* **Aim**: Extract and list every line that contains the word "React".

* **Extracted entries**:
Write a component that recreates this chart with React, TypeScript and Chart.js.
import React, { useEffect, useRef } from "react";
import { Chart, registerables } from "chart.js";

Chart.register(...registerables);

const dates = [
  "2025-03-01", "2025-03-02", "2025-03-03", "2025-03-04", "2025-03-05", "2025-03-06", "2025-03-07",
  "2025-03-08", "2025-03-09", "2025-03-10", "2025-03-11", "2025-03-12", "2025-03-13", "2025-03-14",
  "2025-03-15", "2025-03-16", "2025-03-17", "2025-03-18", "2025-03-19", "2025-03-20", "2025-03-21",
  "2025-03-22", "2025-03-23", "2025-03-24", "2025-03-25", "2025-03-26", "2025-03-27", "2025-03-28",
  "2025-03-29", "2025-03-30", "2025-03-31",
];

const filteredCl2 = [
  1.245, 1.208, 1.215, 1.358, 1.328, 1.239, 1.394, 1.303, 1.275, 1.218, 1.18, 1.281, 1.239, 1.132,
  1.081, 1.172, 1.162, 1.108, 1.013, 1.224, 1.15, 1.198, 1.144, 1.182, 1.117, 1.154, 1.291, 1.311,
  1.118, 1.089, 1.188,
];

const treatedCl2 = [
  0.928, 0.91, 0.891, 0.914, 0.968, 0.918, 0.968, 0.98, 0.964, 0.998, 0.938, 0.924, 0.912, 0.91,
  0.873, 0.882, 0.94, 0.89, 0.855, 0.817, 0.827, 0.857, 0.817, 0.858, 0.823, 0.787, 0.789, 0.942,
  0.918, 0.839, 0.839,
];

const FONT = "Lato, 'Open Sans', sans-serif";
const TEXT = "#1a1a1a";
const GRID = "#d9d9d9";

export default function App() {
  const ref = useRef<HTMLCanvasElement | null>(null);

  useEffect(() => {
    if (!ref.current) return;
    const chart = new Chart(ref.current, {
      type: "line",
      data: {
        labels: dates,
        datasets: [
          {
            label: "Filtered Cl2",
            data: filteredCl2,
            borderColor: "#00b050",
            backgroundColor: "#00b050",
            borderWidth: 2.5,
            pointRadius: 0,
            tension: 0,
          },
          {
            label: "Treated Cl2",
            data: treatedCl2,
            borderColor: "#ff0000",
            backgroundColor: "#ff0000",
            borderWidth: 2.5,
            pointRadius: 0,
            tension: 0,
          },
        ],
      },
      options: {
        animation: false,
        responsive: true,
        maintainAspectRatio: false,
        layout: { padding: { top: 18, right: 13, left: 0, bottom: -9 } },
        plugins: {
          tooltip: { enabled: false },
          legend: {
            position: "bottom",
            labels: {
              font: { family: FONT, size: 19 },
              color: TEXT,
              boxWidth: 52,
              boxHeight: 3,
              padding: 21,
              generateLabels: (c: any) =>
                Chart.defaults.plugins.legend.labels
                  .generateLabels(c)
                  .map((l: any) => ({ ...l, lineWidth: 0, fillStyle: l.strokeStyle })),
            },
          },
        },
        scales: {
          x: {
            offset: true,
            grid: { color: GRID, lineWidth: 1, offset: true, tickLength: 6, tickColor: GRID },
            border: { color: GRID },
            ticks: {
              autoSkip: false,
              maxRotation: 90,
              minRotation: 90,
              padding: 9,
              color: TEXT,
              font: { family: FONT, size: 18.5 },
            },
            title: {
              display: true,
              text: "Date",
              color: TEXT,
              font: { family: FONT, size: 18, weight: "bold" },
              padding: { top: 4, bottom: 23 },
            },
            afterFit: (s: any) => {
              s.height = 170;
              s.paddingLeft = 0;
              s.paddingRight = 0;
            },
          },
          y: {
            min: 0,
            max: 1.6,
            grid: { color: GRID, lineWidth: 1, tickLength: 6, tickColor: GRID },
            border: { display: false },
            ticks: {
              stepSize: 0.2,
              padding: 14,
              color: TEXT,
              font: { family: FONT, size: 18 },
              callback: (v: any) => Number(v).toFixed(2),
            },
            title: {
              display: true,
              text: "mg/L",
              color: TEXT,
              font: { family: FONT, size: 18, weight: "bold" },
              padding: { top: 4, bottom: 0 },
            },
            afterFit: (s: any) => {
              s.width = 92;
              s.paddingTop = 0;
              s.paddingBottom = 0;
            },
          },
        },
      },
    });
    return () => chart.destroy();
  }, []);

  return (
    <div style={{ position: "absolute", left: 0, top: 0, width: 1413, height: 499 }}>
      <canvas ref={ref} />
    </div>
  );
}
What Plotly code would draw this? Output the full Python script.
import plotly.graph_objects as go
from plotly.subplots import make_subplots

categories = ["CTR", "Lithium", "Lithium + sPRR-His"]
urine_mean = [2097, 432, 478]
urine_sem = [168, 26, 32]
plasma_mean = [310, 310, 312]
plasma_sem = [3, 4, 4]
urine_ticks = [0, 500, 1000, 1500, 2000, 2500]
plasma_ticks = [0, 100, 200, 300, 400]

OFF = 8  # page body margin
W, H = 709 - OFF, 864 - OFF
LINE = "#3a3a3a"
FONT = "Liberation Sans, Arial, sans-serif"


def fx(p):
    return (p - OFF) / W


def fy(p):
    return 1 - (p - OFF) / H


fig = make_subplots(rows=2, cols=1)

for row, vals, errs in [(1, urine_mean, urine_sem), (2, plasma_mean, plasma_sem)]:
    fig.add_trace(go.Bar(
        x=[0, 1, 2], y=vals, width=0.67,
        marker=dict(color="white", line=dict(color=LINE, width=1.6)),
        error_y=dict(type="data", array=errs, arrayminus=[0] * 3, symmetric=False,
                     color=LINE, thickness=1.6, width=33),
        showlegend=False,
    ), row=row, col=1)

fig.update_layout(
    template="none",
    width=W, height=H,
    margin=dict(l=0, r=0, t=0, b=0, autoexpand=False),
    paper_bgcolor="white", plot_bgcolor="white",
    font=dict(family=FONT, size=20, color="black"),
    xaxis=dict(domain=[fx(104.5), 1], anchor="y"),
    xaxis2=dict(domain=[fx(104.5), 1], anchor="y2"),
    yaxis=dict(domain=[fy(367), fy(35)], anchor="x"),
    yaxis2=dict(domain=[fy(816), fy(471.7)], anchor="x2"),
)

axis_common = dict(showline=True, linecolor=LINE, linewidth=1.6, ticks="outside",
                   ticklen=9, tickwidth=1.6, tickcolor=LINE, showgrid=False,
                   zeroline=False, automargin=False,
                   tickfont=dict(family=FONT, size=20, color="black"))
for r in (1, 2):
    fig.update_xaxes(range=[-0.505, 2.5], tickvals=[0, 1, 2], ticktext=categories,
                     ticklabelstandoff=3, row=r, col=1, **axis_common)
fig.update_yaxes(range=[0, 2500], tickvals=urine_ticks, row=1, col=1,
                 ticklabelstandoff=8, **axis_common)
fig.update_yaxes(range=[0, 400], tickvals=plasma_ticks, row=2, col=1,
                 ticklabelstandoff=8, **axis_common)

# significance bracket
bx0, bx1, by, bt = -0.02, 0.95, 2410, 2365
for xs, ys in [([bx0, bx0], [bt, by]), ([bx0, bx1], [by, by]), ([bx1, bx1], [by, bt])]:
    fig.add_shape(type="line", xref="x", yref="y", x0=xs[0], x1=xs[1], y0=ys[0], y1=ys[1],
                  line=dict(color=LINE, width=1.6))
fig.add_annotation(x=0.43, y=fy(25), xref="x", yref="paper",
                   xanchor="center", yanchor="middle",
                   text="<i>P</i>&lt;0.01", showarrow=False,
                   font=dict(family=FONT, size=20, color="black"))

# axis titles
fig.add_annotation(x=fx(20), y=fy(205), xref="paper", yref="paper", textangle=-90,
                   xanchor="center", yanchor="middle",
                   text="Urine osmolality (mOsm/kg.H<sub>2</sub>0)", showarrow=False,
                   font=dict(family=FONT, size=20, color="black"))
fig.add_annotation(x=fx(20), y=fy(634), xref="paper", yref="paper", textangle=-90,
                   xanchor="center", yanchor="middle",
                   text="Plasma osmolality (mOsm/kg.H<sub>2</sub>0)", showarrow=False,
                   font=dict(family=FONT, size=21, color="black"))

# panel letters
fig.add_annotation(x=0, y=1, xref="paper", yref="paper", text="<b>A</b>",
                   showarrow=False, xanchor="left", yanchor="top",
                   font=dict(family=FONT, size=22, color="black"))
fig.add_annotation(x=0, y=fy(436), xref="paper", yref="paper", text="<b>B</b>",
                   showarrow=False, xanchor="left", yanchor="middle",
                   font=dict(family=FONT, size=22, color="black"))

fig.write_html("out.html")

* **Task output**:
Write a component that recreates this chart with React, TypeScript and Chart.js.
import React, { useEffect, useRef } from "react";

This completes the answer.